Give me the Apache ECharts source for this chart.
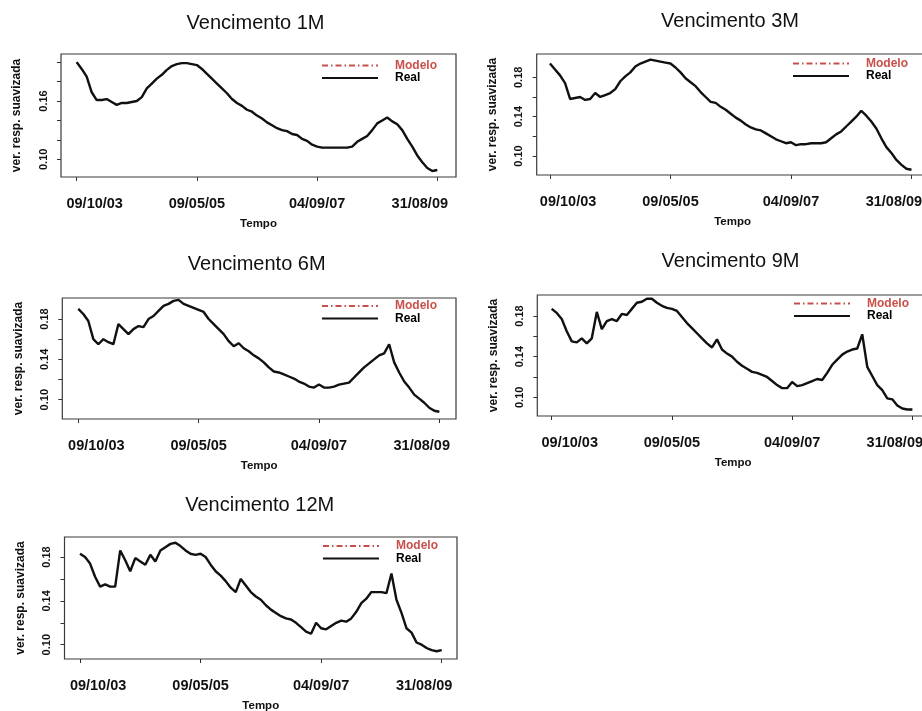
<!DOCTYPE html>
<html>
<head>
<meta charset="utf-8">
<title>Vencimentos - variância suavizada</title>
<script src="https://cdn.jsdelivr.net/npm/echarts@6/dist/echarts.min.js"></script>
<style>
  html, body { margin: 0; padding: 0; background: #ffffff; }
  #chart { width: 922px; height: 711px; }
</style>
</head>
<body>
<div id="chart"></div>
<script>
// Observation index of each dated tick on the time axis, and where its date text sits
const tickIndex = [0, 24, 48, 72];
const labelIndex = [3.6, 24, 48, 68.5];
const tickLabels = ['09/10/03', '09/05/05', '04/09/07', '31/08/09'];

const maturities = ['1M', '3M', '6M', '9M', '12M'];

// Smoothed variance, observed ("Real") series, one value per observation step
const real1M = [
  0.200, 0.193, 0.185, 0.169, 0.161, 0.161, 0.162, 0.159, 0.156, 0.158,
  0.158, 0.159, 0.160, 0.164, 0.173, 0.178, 0.183, 0.187, 0.192, 0.196,
  0.198, 0.199, 0.199, 0.198, 0.197, 0.193, 0.188, 0.183, 0.178, 0.173,
  0.168, 0.162, 0.158, 0.155, 0.151, 0.149, 0.145, 0.142, 0.138, 0.135,
  0.132, 0.130, 0.129, 0.126, 0.125, 0.121, 0.119, 0.115, 0.113, 0.112,
  0.112, 0.112, 0.112, 0.112, 0.112, 0.113, 0.118, 0.121, 0.124, 0.130,
  0.137, 0.140, 0.143, 0.139, 0.136, 0.130, 0.121, 0.113, 0.104, 0.097,
  0.091, 0.088, 0.089
];
const real3M = [
  0.194, 0.188, 0.182, 0.174, 0.158, 0.159, 0.160, 0.157, 0.158, 0.164,
  0.160, 0.162, 0.164, 0.168, 0.176, 0.181, 0.185, 0.191, 0.194, 0.196,
  0.198, 0.197, 0.196, 0.195, 0.194, 0.190, 0.185, 0.179, 0.175, 0.171,
  0.165, 0.160, 0.155, 0.154, 0.150, 0.147, 0.143, 0.139, 0.136, 0.132,
  0.129, 0.127, 0.126, 0.123, 0.120, 0.117, 0.115, 0.113, 0.114, 0.111,
  0.112, 0.112, 0.113, 0.113, 0.113, 0.114, 0.118, 0.122, 0.125, 0.130,
  0.135, 0.140, 0.146, 0.141, 0.135, 0.128, 0.118, 0.109, 0.103, 0.096,
  0.091, 0.087, 0.086
];
const real6M = [
  0.190, 0.185, 0.178, 0.160, 0.155, 0.160, 0.157, 0.155, 0.175, 0.170,
  0.165, 0.170, 0.173, 0.172, 0.180, 0.183, 0.188, 0.193, 0.195, 0.198,
  0.199, 0.195, 0.193, 0.191, 0.189, 0.187, 0.180, 0.175, 0.170, 0.165,
  0.158, 0.153, 0.156, 0.151, 0.148, 0.144, 0.141, 0.137, 0.132, 0.128,
  0.127, 0.125, 0.123, 0.121, 0.118, 0.116, 0.113, 0.112, 0.115, 0.112,
  0.112, 0.113, 0.115, 0.116, 0.117, 0.122, 0.127, 0.132, 0.136, 0.140,
  0.144, 0.146, 0.155, 0.137, 0.127, 0.118, 0.112, 0.105, 0.101, 0.097,
  0.092, 0.089, 0.088
];
const real9M = [
  0.187, 0.183, 0.177, 0.165, 0.155, 0.154, 0.158, 0.153, 0.158, 0.184,
  0.167, 0.175, 0.177, 0.175, 0.182, 0.181, 0.187, 0.193, 0.194, 0.197,
  0.197, 0.193, 0.190, 0.188, 0.187, 0.185, 0.179, 0.173, 0.168, 0.163,
  0.158, 0.153, 0.149, 0.157, 0.147, 0.143, 0.140, 0.135, 0.131, 0.128,
  0.125, 0.124, 0.122, 0.120, 0.116, 0.112, 0.109, 0.109, 0.115, 0.111,
  0.112, 0.114, 0.116, 0.118, 0.117, 0.124, 0.132, 0.137, 0.142, 0.145,
  0.147, 0.148, 0.162, 0.130, 0.121, 0.112, 0.107, 0.099, 0.098, 0.092,
  0.089, 0.088, 0.088
];
const real12M = [
  0.183, 0.180, 0.174, 0.162, 0.153, 0.155, 0.153, 0.153, 0.186, 0.177,
  0.167, 0.179, 0.176, 0.173, 0.182, 0.176, 0.186, 0.189, 0.192, 0.193,
  0.190, 0.186, 0.183, 0.182, 0.183, 0.180, 0.173, 0.167, 0.163, 0.158,
  0.152, 0.148, 0.160, 0.154, 0.148, 0.144, 0.141, 0.136, 0.132, 0.129,
  0.126, 0.124, 0.123, 0.120, 0.116, 0.112, 0.110, 0.120, 0.115, 0.114,
  0.117, 0.120, 0.122, 0.121, 0.124, 0.130, 0.138, 0.142, 0.148, 0.148,
  0.148, 0.147, 0.165, 0.141, 0.129, 0.115, 0.111, 0.102, 0.100, 0.097,
  0.095, 0.094, 0.095
];
const realSeries = [real1M, real3M, real6M, real9M, real12M];

// Tick marks and printed tick labels on the variance axis
const yTicks1M = [0.10, 0.12, 0.14, 0.16, 0.18, 0.20];
const yLabels1M = [0.10, 0.16];
const yTicksStd = [0.10, 0.12, 0.14, 0.16, 0.18];
const yLabelsStd = [0.10, 0.14, 0.18];
const yTicks = [yTicks1M, yTicksStd, yTicksStd, yTicksStd, yTicksStd];
const yLabels = [yLabels1M, yLabelsStd, yLabelsStd, yLabelsStd, yLabelsStd];

// Panel geometry: plot box [left, top, right, bottom], axis extents, title centre, legend anchor
const panels = [
  { box: [61, 54, 456, 177],      x: [-3.13, 75.73], y: [0.08178, 0.20839], title: [255.5, 23.7], legend: [321, 59.5] },
  { box: [536.7, 54, 928.5, 175], x: [-2.65, 75.39], y: [0.08068, 0.20371], title: [730, 21.7],   legend: [792, 57.5] },
  { box: [62.3, 298, 456, 419],   x: [-3.19, 75.33], y: [0.08086, 0.20084], title: [256.7, 264],  legend: [321, 300] },
  { box: [537.3, 295, 929, 416],  x: [-2.88, 75.33], y: [0.0816, 0.20064],  title: [730.5, 261.7], legend: [793, 297.5] },
  { box: [64.5, 537, 457, 659],   x: [-3.09, 75.05], y: [0.08695, 0.19827], title: [259.7, 505],  legend: [322, 540] }
];

const FONT = '"Liberation Sans", Arial, Helvetica, sans-serif';
const INK = '#111111';
const MODEL_RED = '#c8504c';

const chart = echarts.init(document.getElementById('chart'), null, { renderer: 'canvas' });

const titles = [], grids = [], xAxes = [], yAxes = [], legends = [], series = [];

panels.forEach((p, k) => {
  const [L, T, R, B] = p.box;
  titles.push({
    text: 'Vencimento ' + maturities[k],
    left: p.title[0], top: p.title[1],
    textAlign: 'center', textVerticalAlign: 'middle', padding: 0,
    textStyle: { fontFamily: FONT, fontSize: 20, fontWeight: 'normal', color: INK }
  });
  grids.push({
    left: L, top: T, width: R - L, height: B - T,
    outerBoundsMode: 'none', containLabel: false,
    show: true, borderColor: '#3a3a3a', borderWidth: 1.2, backgroundColor: 'transparent'
  });
  xAxes.push({
    type: 'value', gridIndex: k, min: p.x[0], max: p.x[1],
    axisLine: { show: false, onZero: false },
    splitLine: { show: false },
    axisTick: { show: true, customValues: tickIndex, length: 4, lineStyle: { color: '#333', width: 1 } },
    axisLabel: {
      customValues: labelIndex,
      formatter: v => tickLabels[labelIndex.indexOf(v)],
      margin: 19, fontFamily: FONT, fontSize: 14.5, fontWeight: 'bold', color: INK
    },
    name: 'Tempo', nameLocation: 'middle', nameGap: 41,
    nameTextStyle: { fontFamily: FONT, fontSize: 11.5, fontWeight: 'bold', color: INK }
  });
  yAxes.push({
    type: 'value', gridIndex: k, min: p.y[0], max: p.y[1],
    axisLine: { show: false, onZero: false },
    splitLine: { show: false },
    axisTick: { show: true, customValues: yTicks[k], length: 4, lineStyle: { color: '#333', width: 1 } },
    axisLabel: {
      customValues: yLabels[k], rotate: 90,
      formatter: v => v.toFixed(2),
      margin: 12, fontFamily: FONT, fontSize: 11, fontWeight: 'bold', color: INK
    },
    name: 'ver. resp. suavizada', nameLocation: 'middle', nameRotate: 90, nameGap: 38,
    nameTextStyle: { fontFamily: FONT, fontSize: 12, fontWeight: 'bold', color: INK }
  });
  legends.push({
    orient: 'vertical', left: p.legend[0], top: p.legend[1], padding: 0,
    itemWidth: 56, itemHeight: 10, itemGap: 0.5, selectedMode: false,
    itemStyle: { color: 'transparent', borderWidth: 0 },
    data: [
      { name: 'Modelo', textStyle: { color: MODEL_RED } },
      { name: 'Real', textStyle: { color: '#000' } }
    ],
    textStyle: { fontFamily: FONT, fontSize: 12, fontWeight: 'bold', lineHeight: 12, padding: [0, 0, 0, 12] }
  });
  const pts = realSeries[k].map((v, i) => [i, v]);
  // The fitted curve coincides with the observed one at this scale, so it sits underneath
  series.push({
    name: 'Modelo', type: 'line', xAxisIndex: k, yAxisIndex: k, data: pts,
    symbol: 'none', z: 2, silent: true,
    itemStyle: { color: MODEL_RED },
    lineStyle: { color: MODEL_RED, width: 1.3, type: [6, 3, 1.5, 3] }
  });
  series.push({
    name: 'Real', type: 'line', xAxisIndex: k, yAxisIndex: k, data: pts,
    symbol: 'none', z: 3, silent: true,
    itemStyle: { color: INK },
    lineStyle: { color: INK, width: 2.4 }
  });
});

chart.setOption({
  animation: false,
  backgroundColor: '#ffffff',
  title: titles,
  grid: grids,
  xAxis: xAxes,
  yAxis: yAxes,
  legend: legends,
  series: series
});
</script>
</body>
</html>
-----
**What you are asked to do**. Leave out every line without the string "this" and copy the rest.

**Task output**.
Give me the Apache ECharts source for this chart.
  // The fitted curve coincides with the observed one at this scale, so it sits underneath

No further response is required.